*STATED GOAL*
Repeat all of the material below exactly as written, images excluded.

*DATASET CONTENT*
══════════

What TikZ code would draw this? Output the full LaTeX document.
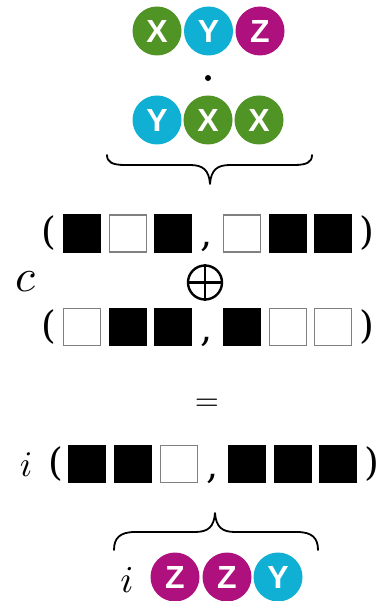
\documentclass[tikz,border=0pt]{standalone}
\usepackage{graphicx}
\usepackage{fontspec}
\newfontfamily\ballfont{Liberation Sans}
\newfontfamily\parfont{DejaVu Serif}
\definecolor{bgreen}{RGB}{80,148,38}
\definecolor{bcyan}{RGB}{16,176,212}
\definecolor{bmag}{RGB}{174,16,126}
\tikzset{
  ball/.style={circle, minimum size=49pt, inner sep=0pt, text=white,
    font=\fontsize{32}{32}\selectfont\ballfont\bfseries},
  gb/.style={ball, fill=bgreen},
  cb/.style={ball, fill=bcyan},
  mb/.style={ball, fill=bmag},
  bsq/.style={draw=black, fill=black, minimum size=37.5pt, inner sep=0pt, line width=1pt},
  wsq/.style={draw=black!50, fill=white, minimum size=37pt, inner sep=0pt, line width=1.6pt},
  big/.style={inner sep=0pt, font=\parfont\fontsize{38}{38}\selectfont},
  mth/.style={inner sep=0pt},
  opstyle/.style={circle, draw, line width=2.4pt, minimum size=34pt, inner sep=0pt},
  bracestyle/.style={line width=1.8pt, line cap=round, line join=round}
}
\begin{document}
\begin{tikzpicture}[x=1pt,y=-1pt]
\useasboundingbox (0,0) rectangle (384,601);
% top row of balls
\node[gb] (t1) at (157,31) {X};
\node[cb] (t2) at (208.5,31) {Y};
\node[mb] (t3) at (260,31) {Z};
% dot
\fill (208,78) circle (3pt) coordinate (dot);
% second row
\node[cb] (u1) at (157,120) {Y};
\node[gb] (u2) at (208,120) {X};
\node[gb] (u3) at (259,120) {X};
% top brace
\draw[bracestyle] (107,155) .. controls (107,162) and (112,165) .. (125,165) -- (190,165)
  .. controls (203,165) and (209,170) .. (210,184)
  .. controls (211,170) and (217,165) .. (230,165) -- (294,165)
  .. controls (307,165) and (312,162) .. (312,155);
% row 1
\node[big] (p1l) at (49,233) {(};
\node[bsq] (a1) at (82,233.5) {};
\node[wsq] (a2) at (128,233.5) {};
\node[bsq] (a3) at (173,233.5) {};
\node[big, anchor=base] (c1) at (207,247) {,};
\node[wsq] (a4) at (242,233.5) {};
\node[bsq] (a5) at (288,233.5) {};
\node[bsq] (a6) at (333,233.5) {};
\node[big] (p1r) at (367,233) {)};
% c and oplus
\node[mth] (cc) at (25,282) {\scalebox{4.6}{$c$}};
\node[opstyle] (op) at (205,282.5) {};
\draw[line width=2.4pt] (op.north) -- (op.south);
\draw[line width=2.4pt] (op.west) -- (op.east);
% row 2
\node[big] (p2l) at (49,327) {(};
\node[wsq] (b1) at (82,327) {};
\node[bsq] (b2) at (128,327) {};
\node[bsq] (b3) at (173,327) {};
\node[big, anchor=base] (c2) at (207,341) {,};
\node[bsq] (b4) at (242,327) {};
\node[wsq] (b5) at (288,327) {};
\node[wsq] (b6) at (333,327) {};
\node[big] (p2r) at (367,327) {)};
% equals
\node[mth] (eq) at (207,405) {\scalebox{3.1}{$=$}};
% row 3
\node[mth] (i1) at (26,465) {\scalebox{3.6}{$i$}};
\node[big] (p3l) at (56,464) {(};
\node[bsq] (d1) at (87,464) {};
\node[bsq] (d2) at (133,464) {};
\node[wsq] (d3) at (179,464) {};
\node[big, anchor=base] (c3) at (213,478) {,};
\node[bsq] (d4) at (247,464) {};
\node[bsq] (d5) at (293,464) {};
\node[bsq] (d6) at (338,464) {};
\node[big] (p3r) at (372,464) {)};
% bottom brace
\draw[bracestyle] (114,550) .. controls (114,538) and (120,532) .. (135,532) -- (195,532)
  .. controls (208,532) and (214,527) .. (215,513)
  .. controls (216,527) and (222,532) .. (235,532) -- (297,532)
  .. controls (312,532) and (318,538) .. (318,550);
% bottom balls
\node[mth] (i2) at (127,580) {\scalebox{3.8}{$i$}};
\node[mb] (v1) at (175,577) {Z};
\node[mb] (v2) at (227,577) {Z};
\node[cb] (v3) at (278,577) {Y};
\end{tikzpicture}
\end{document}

══════════

*PROBLEM SOLUTION*
What TikZ code would draw this? Output the full LaTeX document.
\documentclass[tikz,border=0pt]{standalone}
\usepackage{graphicx}
\usepackage{fontspec}
\newfontfamily\ballfont{Liberation Sans}
\newfontfamily\parfont{DejaVu Serif}
\definecolor{bgreen}{RGB}{80,148,38}
\definecolor{bcyan}{RGB}{16,176,212}
\definecolor{bmag}{RGB}{174,16,126}
\tikzset{
  ball/.style={circle, minimum size=49pt, inner sep=0pt, text=white,
    font=\fontsize{32}{32}\selectfont\ballfont\bfseries},
  gb/.style={ball, fill=bgreen},
  cb/.style={ball, fill=bcyan},
  mb/.style={ball, fill=bmag},
  bsq/.style={draw=black, fill=black, minimum size=37.5pt, inner sep=0pt, line width=1pt},
  wsq/.style={draw=black!50, fill=white, minimum size=37pt, inner sep=0pt, line width=1.6pt},
  big/.style={inner sep=0pt, font=\parfont\fontsize{38}{38}\selectfont},
  mth/.style={inner sep=0pt},
  opstyle/.style={circle, draw, line width=2.4pt, minimum size=34pt, inner sep=0pt},
  bracestyle/.style={line width=1.8pt, line cap=round, line join=round}
}
\begin{document}
\begin{tikzpicture}[x=1pt,y=-1pt]
\useasboundingbox (0,0) rectangle (384,601);
% top row of balls
\node[gb] (t1) at (157,31) {X};
\node[cb] (t2) at (208.5,31) {Y};
\node[mb] (t3) at (260,31) {Z};
% dot
\fill (208,78) circle (3pt) coordinate (dot);
% second row
\node[cb] (u1) at (157,120) {Y};
\node[gb] (u2) at (208,120) {X};
\node[gb] (u3) at (259,120) {X};
% top brace
\draw[bracestyle] (107,155) .. controls (107,162) and (112,165) .. (125,165) -- (190,165)
  .. controls (203,165) and (209,170) .. (210,184)
  .. controls (211,170) and (217,165) .. (230,165) -- (294,165)
  .. controls (307,165) and (312,162) .. (312,155);
% row 1
\node[big] (p1l) at (49,233) {(};
\node[bsq] (a1) at (82,233.5) {};
\node[wsq] (a2) at (128,233.5) {};
\node[bsq] (a3) at (173,233.5) {};
\node[big, anchor=base] (c1) at (207,247) {,};
\node[wsq] (a4) at (242,233.5) {};
\node[bsq] (a5) at (288,233.5) {};
\node[bsq] (a6) at (333,233.5) {};
\node[big] (p1r) at (367,233) {)};
% c and oplus
\node[mth] (cc) at (25,282) {\scalebox{4.6}{$c$}};
\node[opstyle] (op) at (205,282.5) {};
\draw[line width=2.4pt] (op.north) -- (op.south);
\draw[line width=2.4pt] (op.west) -- (op.east);
% row 2
\node[big] (p2l) at (49,327) {(};
\node[wsq] (b1) at (82,327) {};
\node[bsq] (b2) at (128,327) {};
\node[bsq] (b3) at (173,327) {};
\node[big, anchor=base] (c2) at (207,341) {,};
\node[bsq] (b4) at (242,327) {};
\node[wsq] (b5) at (288,327) {};
\node[wsq] (b6) at (333,327) {};
\node[big] (p2r) at (367,327) {)};
% equals
\node[mth] (eq) at (207,405) {\scalebox{3.1}{$=$}};
% row 3
\node[mth] (i1) at (26,465) {\scalebox{3.6}{$i$}};
\node[big] (p3l) at (56,464) {(};
\node[bsq] (d1) at (87,464) {};
\node[bsq] (d2) at (133,464) {};
\node[wsq] (d3) at (179,464) {};
\node[big, anchor=base] (c3) at (213,478) {,};
\node[bsq] (d4) at (247,464) {};
\node[bsq] (d5) at (293,464) {};
\node[bsq] (d6) at (338,464) {};
\node[big] (p3r) at (372,464) {)};
% bottom brace
\draw[bracestyle] (114,550) .. controls (114,538) and (120,532) .. (135,532) -- (195,532)
  .. controls (208,532) and (214,527) .. (215,513)
  .. controls (216,527) and (222,532) .. (235,532) -- (297,532)
  .. controls (312,532) and (318,538) .. (318,550);
% bottom balls
\node[mth] (i2) at (127,580) {\scalebox{3.8}{$i$}};
\node[mb] (v1) at (175,577) {Z};
\node[mb] (v2) at (227,577) {Z};
\node[cb] (v3) at (278,577) {Y};
\end{tikzpicture}
\end{document}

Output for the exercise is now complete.